The request
Leave out the pictures and repeat exactly the lines between the one containing "Generate a LaTeX" and the one containing "(0,0) rectangle (1080,672);", inclusive.

--- Data to process ---

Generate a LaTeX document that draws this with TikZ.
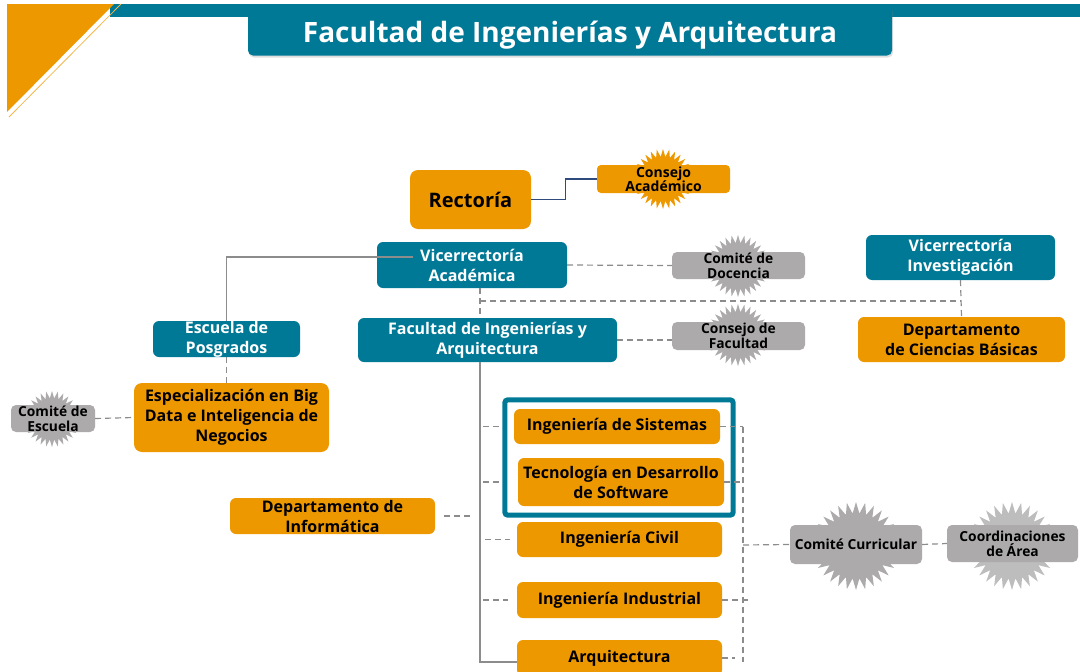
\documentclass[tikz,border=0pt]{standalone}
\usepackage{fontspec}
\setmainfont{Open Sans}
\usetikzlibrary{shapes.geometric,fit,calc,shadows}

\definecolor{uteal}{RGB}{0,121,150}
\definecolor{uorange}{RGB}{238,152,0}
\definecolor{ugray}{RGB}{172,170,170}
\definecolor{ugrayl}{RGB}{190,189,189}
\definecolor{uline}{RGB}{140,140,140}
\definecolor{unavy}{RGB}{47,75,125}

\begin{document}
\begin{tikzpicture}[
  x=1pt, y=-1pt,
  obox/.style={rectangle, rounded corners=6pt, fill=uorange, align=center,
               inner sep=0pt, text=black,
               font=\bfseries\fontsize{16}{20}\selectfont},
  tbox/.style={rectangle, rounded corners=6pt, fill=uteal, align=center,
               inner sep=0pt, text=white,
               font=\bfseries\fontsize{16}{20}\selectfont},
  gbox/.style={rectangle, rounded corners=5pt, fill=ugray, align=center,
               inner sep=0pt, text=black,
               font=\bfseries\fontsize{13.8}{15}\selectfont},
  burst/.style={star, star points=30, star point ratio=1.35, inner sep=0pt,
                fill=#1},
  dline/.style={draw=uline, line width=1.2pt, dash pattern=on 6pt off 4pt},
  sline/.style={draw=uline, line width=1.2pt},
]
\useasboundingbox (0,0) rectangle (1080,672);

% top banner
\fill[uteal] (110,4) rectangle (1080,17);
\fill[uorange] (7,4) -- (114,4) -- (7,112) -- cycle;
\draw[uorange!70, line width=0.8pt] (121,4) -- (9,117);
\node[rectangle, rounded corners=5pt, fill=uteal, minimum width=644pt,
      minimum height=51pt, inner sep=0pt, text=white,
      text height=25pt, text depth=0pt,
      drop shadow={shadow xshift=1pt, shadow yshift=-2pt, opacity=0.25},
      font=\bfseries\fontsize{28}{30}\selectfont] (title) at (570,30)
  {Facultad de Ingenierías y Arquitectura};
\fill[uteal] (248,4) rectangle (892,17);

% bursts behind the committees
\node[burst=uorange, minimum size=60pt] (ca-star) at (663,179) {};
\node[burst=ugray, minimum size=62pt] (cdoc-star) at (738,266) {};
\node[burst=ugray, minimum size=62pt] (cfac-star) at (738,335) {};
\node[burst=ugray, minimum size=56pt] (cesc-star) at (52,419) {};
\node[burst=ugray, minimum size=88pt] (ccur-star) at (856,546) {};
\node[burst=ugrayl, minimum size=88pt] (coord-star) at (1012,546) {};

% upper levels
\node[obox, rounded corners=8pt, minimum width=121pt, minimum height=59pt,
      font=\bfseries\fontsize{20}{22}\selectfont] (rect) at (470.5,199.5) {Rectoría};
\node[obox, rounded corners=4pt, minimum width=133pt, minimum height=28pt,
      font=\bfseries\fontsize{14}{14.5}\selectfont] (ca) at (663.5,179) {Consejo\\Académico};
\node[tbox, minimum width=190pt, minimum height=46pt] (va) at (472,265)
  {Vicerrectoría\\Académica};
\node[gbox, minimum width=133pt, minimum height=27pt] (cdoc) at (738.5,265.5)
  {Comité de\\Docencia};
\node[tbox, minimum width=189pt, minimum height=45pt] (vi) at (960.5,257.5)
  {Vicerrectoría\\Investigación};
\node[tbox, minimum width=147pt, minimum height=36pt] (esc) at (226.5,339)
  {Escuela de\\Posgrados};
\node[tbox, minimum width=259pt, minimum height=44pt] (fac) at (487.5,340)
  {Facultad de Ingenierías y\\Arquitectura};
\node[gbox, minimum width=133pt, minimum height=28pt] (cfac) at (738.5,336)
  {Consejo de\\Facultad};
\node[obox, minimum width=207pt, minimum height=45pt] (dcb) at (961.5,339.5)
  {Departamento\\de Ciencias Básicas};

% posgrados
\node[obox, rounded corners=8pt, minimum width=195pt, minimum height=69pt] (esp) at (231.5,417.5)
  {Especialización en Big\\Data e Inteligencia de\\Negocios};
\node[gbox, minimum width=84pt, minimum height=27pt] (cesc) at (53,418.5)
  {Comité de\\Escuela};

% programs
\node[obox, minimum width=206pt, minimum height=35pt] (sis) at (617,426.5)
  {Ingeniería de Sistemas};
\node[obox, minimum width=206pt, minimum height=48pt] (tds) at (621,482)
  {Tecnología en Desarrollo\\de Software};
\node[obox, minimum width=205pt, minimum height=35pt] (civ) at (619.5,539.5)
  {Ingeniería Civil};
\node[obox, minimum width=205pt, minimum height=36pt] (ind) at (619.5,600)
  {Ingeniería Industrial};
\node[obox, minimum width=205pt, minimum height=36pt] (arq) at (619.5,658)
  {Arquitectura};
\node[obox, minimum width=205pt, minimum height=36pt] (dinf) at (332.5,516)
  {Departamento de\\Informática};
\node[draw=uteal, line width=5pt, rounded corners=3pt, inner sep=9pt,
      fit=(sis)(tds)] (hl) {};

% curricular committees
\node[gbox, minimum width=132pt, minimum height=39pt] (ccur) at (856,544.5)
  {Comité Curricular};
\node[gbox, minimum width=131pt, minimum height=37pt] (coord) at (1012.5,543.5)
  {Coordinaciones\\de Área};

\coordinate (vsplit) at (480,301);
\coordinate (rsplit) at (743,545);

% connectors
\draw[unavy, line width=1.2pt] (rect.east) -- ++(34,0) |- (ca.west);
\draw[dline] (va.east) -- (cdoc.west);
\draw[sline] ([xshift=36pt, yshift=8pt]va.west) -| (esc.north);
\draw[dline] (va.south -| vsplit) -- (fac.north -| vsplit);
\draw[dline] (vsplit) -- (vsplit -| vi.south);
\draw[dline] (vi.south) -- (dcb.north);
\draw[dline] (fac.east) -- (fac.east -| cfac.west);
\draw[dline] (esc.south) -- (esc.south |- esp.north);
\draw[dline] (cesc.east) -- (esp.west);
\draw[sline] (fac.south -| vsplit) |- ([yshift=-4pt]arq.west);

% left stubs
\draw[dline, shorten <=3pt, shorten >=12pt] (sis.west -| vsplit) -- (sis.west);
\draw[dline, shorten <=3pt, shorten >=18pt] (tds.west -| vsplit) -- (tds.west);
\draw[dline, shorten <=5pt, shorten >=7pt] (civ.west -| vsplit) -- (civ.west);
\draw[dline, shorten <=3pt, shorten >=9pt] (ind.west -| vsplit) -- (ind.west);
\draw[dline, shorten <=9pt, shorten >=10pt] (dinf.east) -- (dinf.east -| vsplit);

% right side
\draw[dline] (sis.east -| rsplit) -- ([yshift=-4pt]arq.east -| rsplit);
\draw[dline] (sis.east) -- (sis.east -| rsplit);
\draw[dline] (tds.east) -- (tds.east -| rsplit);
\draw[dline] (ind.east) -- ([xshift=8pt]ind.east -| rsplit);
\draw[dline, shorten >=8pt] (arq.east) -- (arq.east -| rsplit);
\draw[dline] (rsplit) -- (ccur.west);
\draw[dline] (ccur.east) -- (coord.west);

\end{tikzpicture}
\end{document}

---
--- Data to process ---

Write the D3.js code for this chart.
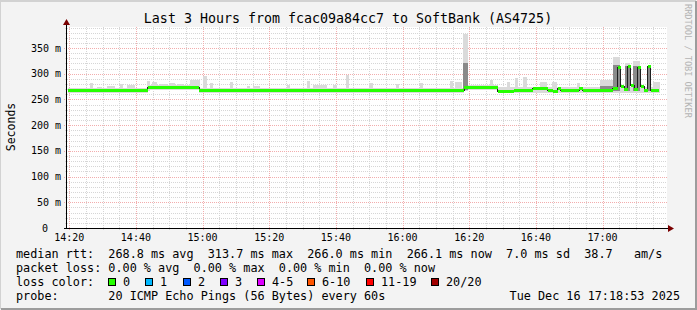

---
--- Data to process ---

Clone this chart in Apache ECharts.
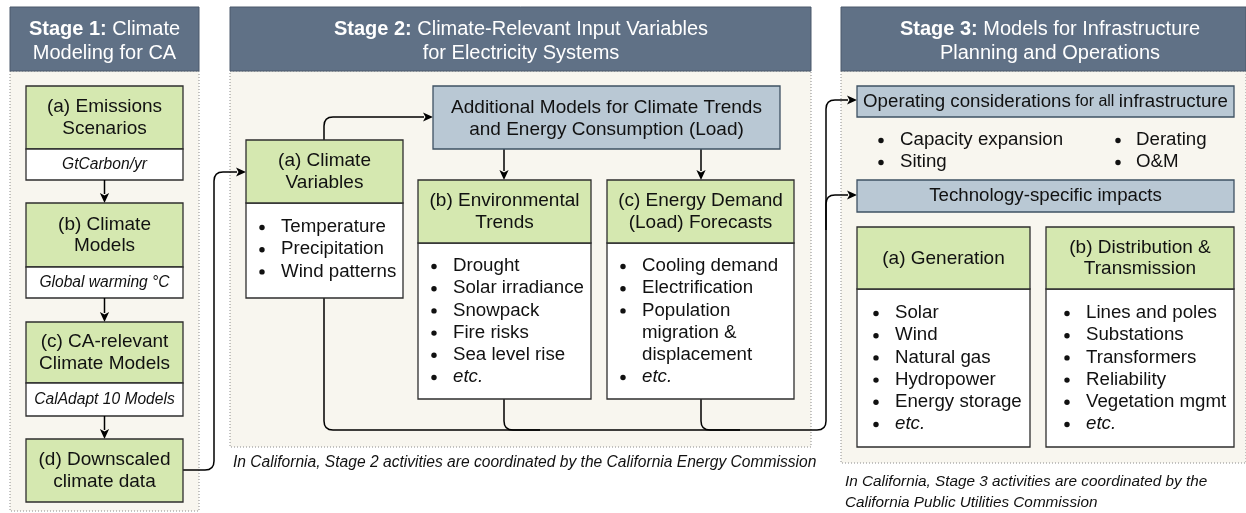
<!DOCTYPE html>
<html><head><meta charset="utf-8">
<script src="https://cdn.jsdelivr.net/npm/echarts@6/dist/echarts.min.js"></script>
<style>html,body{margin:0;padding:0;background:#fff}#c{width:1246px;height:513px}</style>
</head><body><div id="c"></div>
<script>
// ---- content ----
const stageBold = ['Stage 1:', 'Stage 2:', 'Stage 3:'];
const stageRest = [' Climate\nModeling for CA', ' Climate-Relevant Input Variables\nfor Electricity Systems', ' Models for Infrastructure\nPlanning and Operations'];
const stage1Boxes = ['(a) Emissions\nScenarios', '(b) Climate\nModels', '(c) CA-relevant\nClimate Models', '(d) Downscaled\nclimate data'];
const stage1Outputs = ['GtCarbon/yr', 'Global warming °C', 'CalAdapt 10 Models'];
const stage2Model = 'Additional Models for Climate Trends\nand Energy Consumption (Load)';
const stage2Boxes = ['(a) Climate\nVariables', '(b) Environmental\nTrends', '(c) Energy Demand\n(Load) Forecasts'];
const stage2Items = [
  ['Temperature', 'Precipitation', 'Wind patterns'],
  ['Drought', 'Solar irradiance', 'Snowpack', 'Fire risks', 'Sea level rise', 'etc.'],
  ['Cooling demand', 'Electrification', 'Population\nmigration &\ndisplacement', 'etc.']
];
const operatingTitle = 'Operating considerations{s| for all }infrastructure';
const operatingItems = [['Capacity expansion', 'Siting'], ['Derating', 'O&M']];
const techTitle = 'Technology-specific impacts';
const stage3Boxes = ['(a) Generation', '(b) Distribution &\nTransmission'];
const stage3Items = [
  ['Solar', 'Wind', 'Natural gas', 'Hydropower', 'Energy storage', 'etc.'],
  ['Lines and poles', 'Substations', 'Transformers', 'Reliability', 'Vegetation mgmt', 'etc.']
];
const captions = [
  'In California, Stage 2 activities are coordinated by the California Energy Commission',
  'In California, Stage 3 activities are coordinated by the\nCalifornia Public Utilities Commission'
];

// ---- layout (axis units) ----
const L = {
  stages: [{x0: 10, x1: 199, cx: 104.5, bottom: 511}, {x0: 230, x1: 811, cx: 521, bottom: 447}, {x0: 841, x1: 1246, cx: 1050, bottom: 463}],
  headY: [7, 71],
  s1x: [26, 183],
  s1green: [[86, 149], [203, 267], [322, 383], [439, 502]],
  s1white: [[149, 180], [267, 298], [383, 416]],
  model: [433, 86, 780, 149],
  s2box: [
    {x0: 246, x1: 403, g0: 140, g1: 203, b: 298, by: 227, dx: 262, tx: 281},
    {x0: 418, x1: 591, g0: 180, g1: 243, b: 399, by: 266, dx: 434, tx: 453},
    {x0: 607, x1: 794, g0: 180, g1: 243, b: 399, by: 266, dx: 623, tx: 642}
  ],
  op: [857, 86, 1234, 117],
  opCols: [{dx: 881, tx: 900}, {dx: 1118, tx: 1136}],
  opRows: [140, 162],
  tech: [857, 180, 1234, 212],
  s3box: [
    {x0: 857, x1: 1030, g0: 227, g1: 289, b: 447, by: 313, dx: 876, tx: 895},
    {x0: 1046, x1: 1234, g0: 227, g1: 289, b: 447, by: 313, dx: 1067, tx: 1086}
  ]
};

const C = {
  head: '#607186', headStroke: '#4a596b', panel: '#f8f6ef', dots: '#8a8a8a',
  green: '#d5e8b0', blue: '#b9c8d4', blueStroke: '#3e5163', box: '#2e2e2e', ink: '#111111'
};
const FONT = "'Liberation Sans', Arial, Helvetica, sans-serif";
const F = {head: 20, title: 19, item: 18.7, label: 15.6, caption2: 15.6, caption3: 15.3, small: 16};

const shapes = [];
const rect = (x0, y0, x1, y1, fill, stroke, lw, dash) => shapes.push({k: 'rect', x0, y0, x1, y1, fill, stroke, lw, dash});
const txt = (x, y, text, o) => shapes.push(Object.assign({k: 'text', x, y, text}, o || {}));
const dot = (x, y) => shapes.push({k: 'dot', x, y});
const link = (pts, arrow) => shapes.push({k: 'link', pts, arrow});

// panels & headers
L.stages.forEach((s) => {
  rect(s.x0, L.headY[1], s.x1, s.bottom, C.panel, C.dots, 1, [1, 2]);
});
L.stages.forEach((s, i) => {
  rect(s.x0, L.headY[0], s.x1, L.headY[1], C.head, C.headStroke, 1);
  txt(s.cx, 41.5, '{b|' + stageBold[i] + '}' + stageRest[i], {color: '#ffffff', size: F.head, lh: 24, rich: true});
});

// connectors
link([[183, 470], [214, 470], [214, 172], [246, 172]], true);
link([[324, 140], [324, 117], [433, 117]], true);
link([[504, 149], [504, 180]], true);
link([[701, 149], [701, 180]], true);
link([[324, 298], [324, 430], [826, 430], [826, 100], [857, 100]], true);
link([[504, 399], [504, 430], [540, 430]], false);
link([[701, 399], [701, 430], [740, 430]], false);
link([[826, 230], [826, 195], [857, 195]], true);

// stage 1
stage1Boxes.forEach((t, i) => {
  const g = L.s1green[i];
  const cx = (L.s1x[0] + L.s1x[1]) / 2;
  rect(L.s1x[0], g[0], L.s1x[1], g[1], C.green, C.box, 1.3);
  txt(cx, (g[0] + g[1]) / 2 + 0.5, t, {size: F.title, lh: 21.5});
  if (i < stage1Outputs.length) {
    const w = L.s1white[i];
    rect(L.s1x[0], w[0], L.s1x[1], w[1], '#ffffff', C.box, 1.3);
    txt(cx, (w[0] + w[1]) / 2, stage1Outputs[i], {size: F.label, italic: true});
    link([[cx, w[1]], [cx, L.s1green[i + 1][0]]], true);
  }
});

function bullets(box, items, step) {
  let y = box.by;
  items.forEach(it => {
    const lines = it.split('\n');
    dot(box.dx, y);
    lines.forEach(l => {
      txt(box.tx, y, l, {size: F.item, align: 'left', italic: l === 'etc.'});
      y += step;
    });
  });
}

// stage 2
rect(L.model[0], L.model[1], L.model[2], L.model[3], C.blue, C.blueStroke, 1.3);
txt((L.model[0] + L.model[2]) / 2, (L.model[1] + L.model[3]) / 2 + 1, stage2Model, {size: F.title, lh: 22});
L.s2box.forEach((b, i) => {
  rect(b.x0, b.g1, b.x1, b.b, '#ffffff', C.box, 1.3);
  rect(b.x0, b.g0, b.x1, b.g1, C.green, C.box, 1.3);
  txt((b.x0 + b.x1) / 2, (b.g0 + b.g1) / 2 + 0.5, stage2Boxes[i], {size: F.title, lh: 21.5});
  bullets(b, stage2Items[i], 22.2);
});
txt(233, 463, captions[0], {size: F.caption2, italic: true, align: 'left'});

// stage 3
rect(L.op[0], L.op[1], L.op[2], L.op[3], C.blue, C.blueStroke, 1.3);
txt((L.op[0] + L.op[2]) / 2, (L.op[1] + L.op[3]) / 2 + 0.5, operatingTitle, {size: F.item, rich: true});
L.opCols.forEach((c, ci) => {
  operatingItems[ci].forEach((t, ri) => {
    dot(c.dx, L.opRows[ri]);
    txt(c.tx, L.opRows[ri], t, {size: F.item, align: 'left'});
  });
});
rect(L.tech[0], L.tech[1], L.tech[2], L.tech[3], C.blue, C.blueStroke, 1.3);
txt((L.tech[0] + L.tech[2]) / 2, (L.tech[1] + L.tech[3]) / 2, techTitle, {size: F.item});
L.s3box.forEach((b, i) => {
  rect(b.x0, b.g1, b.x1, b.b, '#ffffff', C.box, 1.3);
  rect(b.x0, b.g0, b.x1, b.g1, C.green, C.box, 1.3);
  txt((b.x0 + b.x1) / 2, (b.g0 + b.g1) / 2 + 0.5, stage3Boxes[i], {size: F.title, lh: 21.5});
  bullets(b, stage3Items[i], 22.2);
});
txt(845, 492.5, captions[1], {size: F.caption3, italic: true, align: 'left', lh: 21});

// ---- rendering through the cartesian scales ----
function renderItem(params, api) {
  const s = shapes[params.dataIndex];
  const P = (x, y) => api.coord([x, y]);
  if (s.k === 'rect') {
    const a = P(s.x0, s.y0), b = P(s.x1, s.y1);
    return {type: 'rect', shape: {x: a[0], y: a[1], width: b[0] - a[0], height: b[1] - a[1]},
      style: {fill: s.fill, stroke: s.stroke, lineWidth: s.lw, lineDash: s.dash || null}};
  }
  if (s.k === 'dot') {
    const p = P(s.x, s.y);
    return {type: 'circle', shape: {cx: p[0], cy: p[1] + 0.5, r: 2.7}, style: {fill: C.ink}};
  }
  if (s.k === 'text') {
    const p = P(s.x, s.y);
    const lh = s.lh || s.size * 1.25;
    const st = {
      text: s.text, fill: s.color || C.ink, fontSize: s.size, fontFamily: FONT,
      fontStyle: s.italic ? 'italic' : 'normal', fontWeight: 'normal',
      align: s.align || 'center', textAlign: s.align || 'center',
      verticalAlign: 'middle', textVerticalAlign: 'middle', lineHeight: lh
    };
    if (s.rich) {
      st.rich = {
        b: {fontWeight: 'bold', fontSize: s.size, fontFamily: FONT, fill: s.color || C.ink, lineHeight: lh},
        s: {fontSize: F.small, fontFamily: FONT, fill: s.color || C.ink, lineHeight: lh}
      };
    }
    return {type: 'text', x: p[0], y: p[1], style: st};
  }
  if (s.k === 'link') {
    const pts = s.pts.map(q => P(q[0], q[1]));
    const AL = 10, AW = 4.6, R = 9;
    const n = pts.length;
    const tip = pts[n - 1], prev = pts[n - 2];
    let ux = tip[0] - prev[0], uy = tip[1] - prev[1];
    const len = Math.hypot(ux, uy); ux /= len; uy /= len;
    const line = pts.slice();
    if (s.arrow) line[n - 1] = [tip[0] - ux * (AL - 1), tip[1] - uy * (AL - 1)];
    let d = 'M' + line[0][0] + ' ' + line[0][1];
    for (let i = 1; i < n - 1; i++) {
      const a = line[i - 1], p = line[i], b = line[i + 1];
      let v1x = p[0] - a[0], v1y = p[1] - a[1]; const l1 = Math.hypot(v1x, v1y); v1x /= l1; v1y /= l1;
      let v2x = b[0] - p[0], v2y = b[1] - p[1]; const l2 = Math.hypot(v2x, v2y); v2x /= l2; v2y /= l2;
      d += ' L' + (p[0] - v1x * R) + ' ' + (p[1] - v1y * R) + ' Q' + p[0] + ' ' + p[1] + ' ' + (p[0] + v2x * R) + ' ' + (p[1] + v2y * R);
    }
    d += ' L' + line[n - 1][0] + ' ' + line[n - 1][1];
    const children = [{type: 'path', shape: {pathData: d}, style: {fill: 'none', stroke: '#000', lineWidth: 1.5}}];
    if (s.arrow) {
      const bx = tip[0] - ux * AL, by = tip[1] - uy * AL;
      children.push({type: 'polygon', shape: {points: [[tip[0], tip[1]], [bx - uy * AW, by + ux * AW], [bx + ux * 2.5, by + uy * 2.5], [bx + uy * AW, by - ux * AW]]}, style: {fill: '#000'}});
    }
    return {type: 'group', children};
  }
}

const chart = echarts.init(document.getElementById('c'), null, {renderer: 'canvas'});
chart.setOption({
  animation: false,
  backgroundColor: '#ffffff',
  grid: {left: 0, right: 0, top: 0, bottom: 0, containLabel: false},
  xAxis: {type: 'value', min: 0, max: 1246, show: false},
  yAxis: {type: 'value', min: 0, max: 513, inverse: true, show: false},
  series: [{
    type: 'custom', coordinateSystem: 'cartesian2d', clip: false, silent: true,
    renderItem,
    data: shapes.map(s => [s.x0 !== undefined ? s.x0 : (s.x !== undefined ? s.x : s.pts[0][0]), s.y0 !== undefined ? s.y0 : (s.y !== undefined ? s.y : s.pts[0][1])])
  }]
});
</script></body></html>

---

Exercise result
Generate a LaTeX document that draws this with TikZ.
\documentclass[tikz,border=0pt]{standalone}
\usepackage{fontspec}
\setmainfont{Open Sans}
\usetikzlibrary{shapes.geometric,fit,calc,shadows}

\definecolor{uteal}{RGB}{0,121,150}
\definecolor{uorange}{RGB}{238,152,0}
\definecolor{ugray}{RGB}{172,170,170}
\definecolor{ugrayl}{RGB}{190,189,189}
\definecolor{uline}{RGB}{140,140,140}
\definecolor{unavy}{RGB}{47,75,125}

\begin{document}
\begin{tikzpicture}[
  x=1pt, y=-1pt,
  obox/.style={rectangle, rounded corners=6pt, fill=uorange, align=center,
               inner sep=0pt, text=black,
               font=\bfseries\fontsize{16}{20}\selectfont},
  tbox/.style={rectangle, rounded corners=6pt, fill=uteal, align=center,
               inner sep=0pt, text=white,
               font=\bfseries\fontsize{16}{20}\selectfont},
  gbox/.style={rectangle, rounded corners=5pt, fill=ugray, align=center,
               inner sep=0pt, text=black,
               font=\bfseries\fontsize{13.8}{15}\selectfont},
  burst/.style={star, star points=30, star point ratio=1.35, inner sep=0pt,
                fill=#1},
  dline/.style={draw=uline, line width=1.2pt, dash pattern=on 6pt off 4pt},
  sline/.style={draw=uline, line width=1.2pt},
]
\useasboundingbox (0,0) rectangle (1080,672);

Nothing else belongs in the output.